Reproduce the material below line by line, beginning with its first line and ending with the line that contains "14.0, 15.5, 17.3]"; leave out pictures.
********
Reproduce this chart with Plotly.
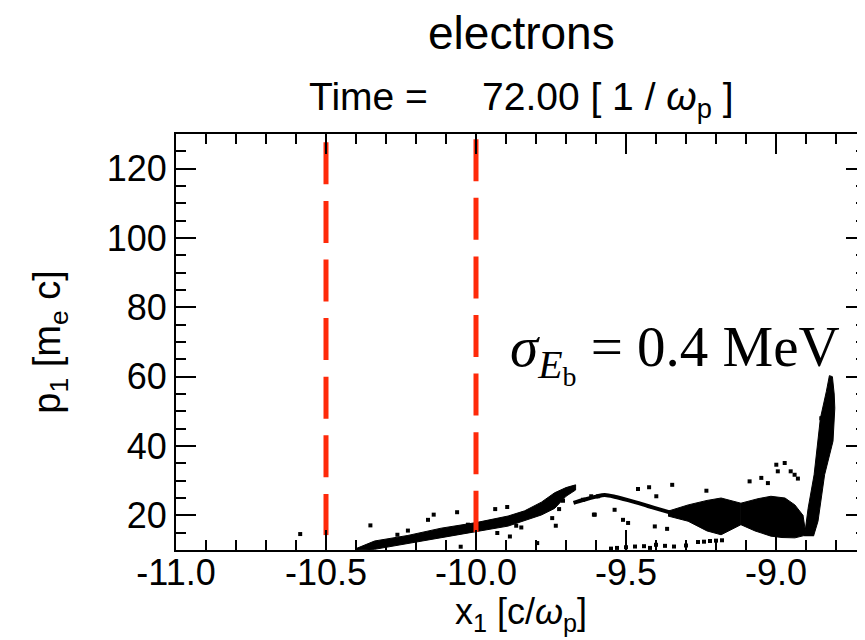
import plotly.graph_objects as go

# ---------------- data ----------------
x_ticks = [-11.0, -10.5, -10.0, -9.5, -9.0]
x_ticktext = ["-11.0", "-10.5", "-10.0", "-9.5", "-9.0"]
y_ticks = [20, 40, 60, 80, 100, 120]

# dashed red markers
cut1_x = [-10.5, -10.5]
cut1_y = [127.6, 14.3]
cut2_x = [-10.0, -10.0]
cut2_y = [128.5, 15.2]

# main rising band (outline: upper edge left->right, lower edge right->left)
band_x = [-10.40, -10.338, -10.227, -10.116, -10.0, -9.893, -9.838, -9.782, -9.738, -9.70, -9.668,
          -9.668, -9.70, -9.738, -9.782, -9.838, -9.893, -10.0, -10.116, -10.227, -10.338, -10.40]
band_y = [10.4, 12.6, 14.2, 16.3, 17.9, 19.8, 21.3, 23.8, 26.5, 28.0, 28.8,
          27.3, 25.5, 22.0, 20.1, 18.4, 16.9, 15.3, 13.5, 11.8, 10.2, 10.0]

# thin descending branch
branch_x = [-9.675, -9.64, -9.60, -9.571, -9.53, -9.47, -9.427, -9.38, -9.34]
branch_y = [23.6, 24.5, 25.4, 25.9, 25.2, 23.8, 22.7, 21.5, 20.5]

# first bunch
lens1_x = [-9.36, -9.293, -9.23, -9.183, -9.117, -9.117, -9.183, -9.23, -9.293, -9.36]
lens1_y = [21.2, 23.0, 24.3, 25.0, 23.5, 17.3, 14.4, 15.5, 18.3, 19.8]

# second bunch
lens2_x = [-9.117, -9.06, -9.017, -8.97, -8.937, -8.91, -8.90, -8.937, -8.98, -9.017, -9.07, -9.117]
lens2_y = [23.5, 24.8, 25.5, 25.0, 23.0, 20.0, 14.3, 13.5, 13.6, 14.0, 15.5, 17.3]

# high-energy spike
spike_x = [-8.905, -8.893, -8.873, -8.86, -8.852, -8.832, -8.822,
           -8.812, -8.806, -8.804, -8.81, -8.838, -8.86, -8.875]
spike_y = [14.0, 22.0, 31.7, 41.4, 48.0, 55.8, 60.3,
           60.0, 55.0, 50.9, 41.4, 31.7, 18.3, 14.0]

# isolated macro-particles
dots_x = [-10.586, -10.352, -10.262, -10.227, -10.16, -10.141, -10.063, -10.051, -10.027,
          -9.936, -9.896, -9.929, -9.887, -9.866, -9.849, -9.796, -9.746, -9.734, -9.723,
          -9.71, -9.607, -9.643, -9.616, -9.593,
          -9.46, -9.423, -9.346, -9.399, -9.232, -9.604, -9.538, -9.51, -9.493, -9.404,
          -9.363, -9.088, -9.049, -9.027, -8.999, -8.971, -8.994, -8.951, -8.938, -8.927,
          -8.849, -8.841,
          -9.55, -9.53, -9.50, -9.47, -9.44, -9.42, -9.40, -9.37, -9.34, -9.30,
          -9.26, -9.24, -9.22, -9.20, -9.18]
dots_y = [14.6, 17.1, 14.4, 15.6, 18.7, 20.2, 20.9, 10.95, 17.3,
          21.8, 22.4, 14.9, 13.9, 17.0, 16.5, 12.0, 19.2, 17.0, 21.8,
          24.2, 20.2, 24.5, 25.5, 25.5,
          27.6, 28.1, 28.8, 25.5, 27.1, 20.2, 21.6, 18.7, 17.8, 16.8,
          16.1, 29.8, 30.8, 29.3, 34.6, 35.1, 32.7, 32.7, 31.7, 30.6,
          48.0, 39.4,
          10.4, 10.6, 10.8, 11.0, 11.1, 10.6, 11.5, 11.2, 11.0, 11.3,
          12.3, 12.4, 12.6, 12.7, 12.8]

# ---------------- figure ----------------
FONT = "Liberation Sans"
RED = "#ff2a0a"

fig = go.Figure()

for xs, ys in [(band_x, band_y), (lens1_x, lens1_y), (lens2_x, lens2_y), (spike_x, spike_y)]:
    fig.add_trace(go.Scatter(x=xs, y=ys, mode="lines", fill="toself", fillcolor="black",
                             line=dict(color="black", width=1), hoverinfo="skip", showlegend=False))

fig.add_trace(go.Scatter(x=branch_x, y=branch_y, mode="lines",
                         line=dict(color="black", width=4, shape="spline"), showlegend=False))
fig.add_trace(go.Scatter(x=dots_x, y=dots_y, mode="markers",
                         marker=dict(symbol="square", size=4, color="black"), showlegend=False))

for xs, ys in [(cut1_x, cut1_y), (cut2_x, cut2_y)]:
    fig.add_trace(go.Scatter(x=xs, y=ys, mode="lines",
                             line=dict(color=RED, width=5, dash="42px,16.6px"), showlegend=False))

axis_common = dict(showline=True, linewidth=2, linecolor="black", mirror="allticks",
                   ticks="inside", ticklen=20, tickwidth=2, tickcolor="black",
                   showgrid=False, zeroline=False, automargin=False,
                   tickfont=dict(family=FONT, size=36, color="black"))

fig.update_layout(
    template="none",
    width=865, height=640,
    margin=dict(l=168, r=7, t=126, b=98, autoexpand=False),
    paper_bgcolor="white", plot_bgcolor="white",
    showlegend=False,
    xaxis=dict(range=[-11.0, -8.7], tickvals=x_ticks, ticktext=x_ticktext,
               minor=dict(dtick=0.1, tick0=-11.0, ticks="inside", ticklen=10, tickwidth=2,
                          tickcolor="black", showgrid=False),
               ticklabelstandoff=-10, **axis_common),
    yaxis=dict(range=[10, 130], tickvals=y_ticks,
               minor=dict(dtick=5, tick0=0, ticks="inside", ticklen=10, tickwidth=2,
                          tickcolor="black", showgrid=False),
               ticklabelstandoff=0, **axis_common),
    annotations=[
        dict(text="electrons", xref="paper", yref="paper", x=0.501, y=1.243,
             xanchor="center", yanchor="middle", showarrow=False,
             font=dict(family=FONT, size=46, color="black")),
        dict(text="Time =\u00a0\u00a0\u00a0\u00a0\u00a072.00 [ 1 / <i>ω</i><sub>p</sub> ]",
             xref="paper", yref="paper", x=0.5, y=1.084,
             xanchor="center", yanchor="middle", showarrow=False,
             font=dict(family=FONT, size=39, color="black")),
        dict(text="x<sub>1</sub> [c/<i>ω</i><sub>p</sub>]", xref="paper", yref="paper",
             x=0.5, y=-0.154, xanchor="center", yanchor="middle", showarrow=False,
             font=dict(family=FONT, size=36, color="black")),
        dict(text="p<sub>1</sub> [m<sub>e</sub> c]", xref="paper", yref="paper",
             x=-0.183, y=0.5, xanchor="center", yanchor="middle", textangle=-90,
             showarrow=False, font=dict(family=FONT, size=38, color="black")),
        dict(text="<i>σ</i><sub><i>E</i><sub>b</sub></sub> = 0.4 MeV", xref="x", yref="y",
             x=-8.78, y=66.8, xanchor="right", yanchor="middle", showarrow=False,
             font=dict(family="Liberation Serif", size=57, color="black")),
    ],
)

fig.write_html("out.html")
********
Exercise response »
Reproduce this chart with Plotly.
import plotly.graph_objects as go

# ---------------- data ----------------
x_ticks = [-11.0, -10.5, -10.0, -9.5, -9.0]
x_ticktext = ["-11.0", "-10.5", "-10.0", "-9.5", "-9.0"]
y_ticks = [20, 40, 60, 80, 100, 120]

# dashed red markers
cut1_x = [-10.5, -10.5]
cut1_y = [127.6, 14.3]
cut2_x = [-10.0, -10.0]
cut2_y = [128.5, 15.2]

# main rising band (outline: upper edge left->right, lower edge right->left)
band_x = [-10.40, -10.338, -10.227, -10.116, -10.0, -9.893, -9.838, -9.782, -9.738, -9.70, -9.668,
          -9.668, -9.70, -9.738, -9.782, -9.838, -9.893, -10.0, -10.116, -10.227, -10.338, -10.40]
band_y = [10.4, 12.6, 14.2, 16.3, 17.9, 19.8, 21.3, 23.8, 26.5, 28.0, 28.8,
          27.3, 25.5, 22.0, 20.1, 18.4, 16.9, 15.3, 13.5, 11.8, 10.2, 10.0]

# thin descending branch
branch_x = [-9.675, -9.64, -9.60, -9.571, -9.53, -9.47, -9.427, -9.38, -9.34]
branch_y = [23.6, 24.5, 25.4, 25.9, 25.2, 23.8, 22.7, 21.5, 20.5]

# first bunch
lens1_x = [-9.36, -9.293, -9.23, -9.183, -9.117, -9.117, -9.183, -9.23, -9.293, -9.36]
lens1_y = [21.2, 23.0, 24.3, 25.0, 23.5, 17.3, 14.4, 15.5, 18.3, 19.8]

# second bunch
lens2_x = [-9.117, -9.06, -9.017, -8.97, -8.937, -8.91, -8.90, -8.937, -8.98, -9.017, -9.07, -9.117]
lens2_y = [23.5, 24.8, 25.5, 25.0, 23.0, 20.0, 14.3, 13.5, 13.6, 14.0, 15.5, 17.3]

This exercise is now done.